The penalty imposed negates the tax savings. While we note that this is intended to discourage premature withdrawals, perhaps only the amount that equates the tax deductions allowed in respect of the SRS contributions made should be taxed and the penalty removed."
Mr BJ Ooi
HEAD OF PERSONAL TAX AND GLOBAL MOBILITY SERVICES, KPMG IN SINGAPORE
"Currently, 50 per cent of the sum withdrawn at drawdown age is subject to tax. I recommend tax exemption on SRS withdrawals of up to $400,000 at drawdown age.
Another recommendation is to allow for the option to enjoy tax-free withdrawal (up to $400,000) before 62, on contributions that have been made to SRS for at least 20 years. This would encourage younger workers to participate in the scheme.

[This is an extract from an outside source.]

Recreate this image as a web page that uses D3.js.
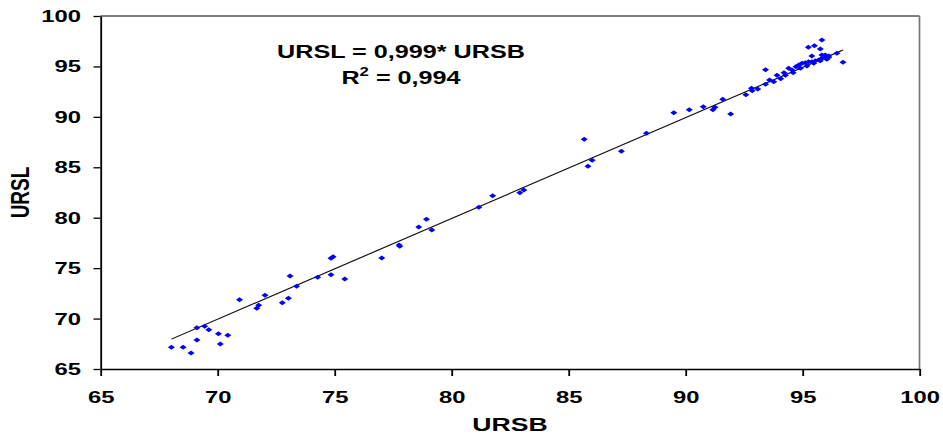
<!DOCTYPE html>
<html><head><meta charset="utf-8">
<script src="https://cdn.jsdelivr.net/npm/d3@7"></script>
<style>body{margin:0;background:#fff}svg{display:block}</style>
</head><body>
<script>
// Data (URSB on x, URSL on y)
const ursb = [68.03,68.53,68.87,69.12,69.12,69.45,69.63,70.04,70.12,70.44,70.94,71.68,71.76,72.03,72.77,73.03,73.38,73.10,74.28,74.85,74.85,74.94,75.44,77.02,77.76,77.79,78.60,78.93,79.16,81.17,81.76,82.92,83.09,85.67,86.01,85.83,87.26,88.33,89.50,90.16,90.76,91.17,91.26,91.59,91.93,92.58,92.82,92.85,93.09,93.42,93.42,93.59,93.77,93.91,94.07,94.21,94.27,94.41,94.55,94.60,94.72,94.84,94.98,95.12,95.26,95.40,95.55,95.69,95.83,95.97,96.12,94.91,95.19,95.48,95.76,96.04,95.83,95.25,95.51,95.76,95.40,95.83,95.97,96.12,96.47,96.73];
const ursl = [67.15,67.15,66.59,67.88,69.09,69.23,68.90,68.50,67.48,68.34,71.87,71.02,71.32,72.31,71.57,72.01,73.20,74.22,74.09,74.35,75.98,76.13,73.92,76.01,77.29,77.17,79.08,79.84,78.78,81.03,82.18,82.48,82.75,87.77,85.69,85.10,86.58,88.37,90.41,90.71,91.01,90.71,90.95,91.74,90.28,92.20,92.83,92.59,92.76,94.67,93.23,93.65,93.48,94.12,93.78,94.38,94.12,94.81,94.65,94.38,94.97,95.14,95.31,95.37,95.47,95.47,95.57,95.64,95.81,95.87,95.91,94.81,95.04,95.31,95.57,95.71,97.62,96.90,97.05,96.73,96.03,96.13,96.13,96.03,96.30,95.41];
const xTicks = [65,70,75,80,85,90,95,100];
const yTicks = [65,70,75,80,85,90,95,100];
const slope = 0.999;
const xTitle = "URSB";
const yTitle = "URSL";
const eqLabel = "URSL = 0,999* URSB";
const r2Value = " = 0,994";

const W = 943, H = 436, S = 1.4, VW = W / S;
const font = "'Liberation Sans', Arial, sans-serif";

const svg = d3.select("body").append("svg")
  .attr("width", W).attr("height", H)
  .attr("viewBox", `0 0 ${VW} ${H}`)
  .attr("preserveAspectRatio", "none");

const x = d3.scaleLinear().domain([65, 100]).range([100.5 / S, 919.5 / S]);
const y = d3.scaleLinear().domain([65, 100]).range([369, 16]);

// frame (top & right)
const fr = svg.append("g").attr("fill", "none");
fr.append("line").attr("x1", x(65)).attr("x2", x(100)).attr("y1", y(100)).attr("y2", y(100))
  .attr("stroke", "#000").attr("stroke-width", 1.1);
fr.append("line").attr("x1", x(100)).attr("x2", x(100)).attr("y1", y(100)).attr("y2", y(65))
  .attr("stroke", "#777").attr("stroke-width", 1.2);

// axes
const xa = svg.append("g").attr("transform", `translate(0,${y(65)})`)
  .call(d3.axisBottom(x).tickValues(xTicks).tickSize(7).tickSizeOuter(0).tickFormat(d3.format("d")));
xa.selectAll("text").attr("y", 22).attr("dy", "0.71em");
const ya = svg.append("g").attr("transform", `translate(${x(65)},0)`)
  .call(d3.axisLeft(y).tickValues(yTicks).tickSize(7 / S).tickSizeOuter(0).tickPadding(9).tickFormat(d3.format("d")));
[xa, ya].forEach(g => {
  g.selectAll("path, line").attr("stroke", "#000").attr("stroke-width", 1.3);
  g.selectAll("text").attr("fill", "#000").style("font-family", font)
    .style("font-weight", "bold").style("font-size", "17px");
});

// regression line
const ext = d3.extent(ursb);
svg.append("line")
  .attr("x1", x(ext[0])).attr("y1", y(slope * ext[0]))
  .attr("x2", x(ext[1])).attr("y2", y(slope * ext[1]))
  .attr("stroke", "#111").attr("stroke-width", 1.1);

// points
const sym = d3.symbol().type(d3.symbolDiamond2).size(16);
svg.append("g").selectAll("path").data(ursb).join("path")
  .attr("d", sym)
  .attr("transform", (d, i) => `translate(${x(d)},${y(ursl[i])})`)
  .attr("fill", "#0000ff");

// titles
svg.append("text").attr("x", x(82.5)).attr("y", 431).attr("text-anchor", "middle")
  .style("font-family", font).style("font-weight", "bold").style("font-size", "19px").text(xTitle);
svg.append("text").attr("transform", `translate(${29 / S},${y(82.5)}) rotate(-90)`)
  .attr("text-anchor", "middle")
  .style("font-family", font).style("font-weight", "bold").style("font-size", "19px").text(yTitle);

// annotation
svg.append("text").attr("x", 401 / S).attr("y", 58).attr("text-anchor", "middle")
  .style("font-family", font).style("font-weight", "bold").style("font-size", "18px").text(eqLabel);
const r2 = svg.append("text").attr("x", 401 / S).attr("y", 84).attr("text-anchor", "middle")
  .style("font-family", font).style("font-weight", "bold").style("font-size", "18px");
r2.append("tspan").text("R");
r2.append("tspan").attr("dy", -8).style("font-size", "12px").text("2");
r2.append("tspan").attr("dy", 8).text(r2Value);
</script>
</body></html>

In addition, encourage companies to match employee contribution by allowing tax deferral on the matching."
Mr Thomas Tan
HEAD OF WEALTH ADVISORY AND SPECIALISTS, OCBC BANK
"Feedback from customers indicates they prefer not to have their funds locked up until age 62. Any early withdrawal incurs a 5 per cent penalty.
The inability to utilise SRS funds may outweigh the tax-saving benefits of SRS. As such, some customers would prefer if the SRS scheme could offer some flexibility of early withdrawal - similar to CPF - at age 55, for example, if it hits above a certain amount.
This would probably attract more people to contribute to their SRS accounts. For high-income earners, feedback indicates customers would prefer a tiered contribution cap to their SRS accounts based on an individual's tax bracket."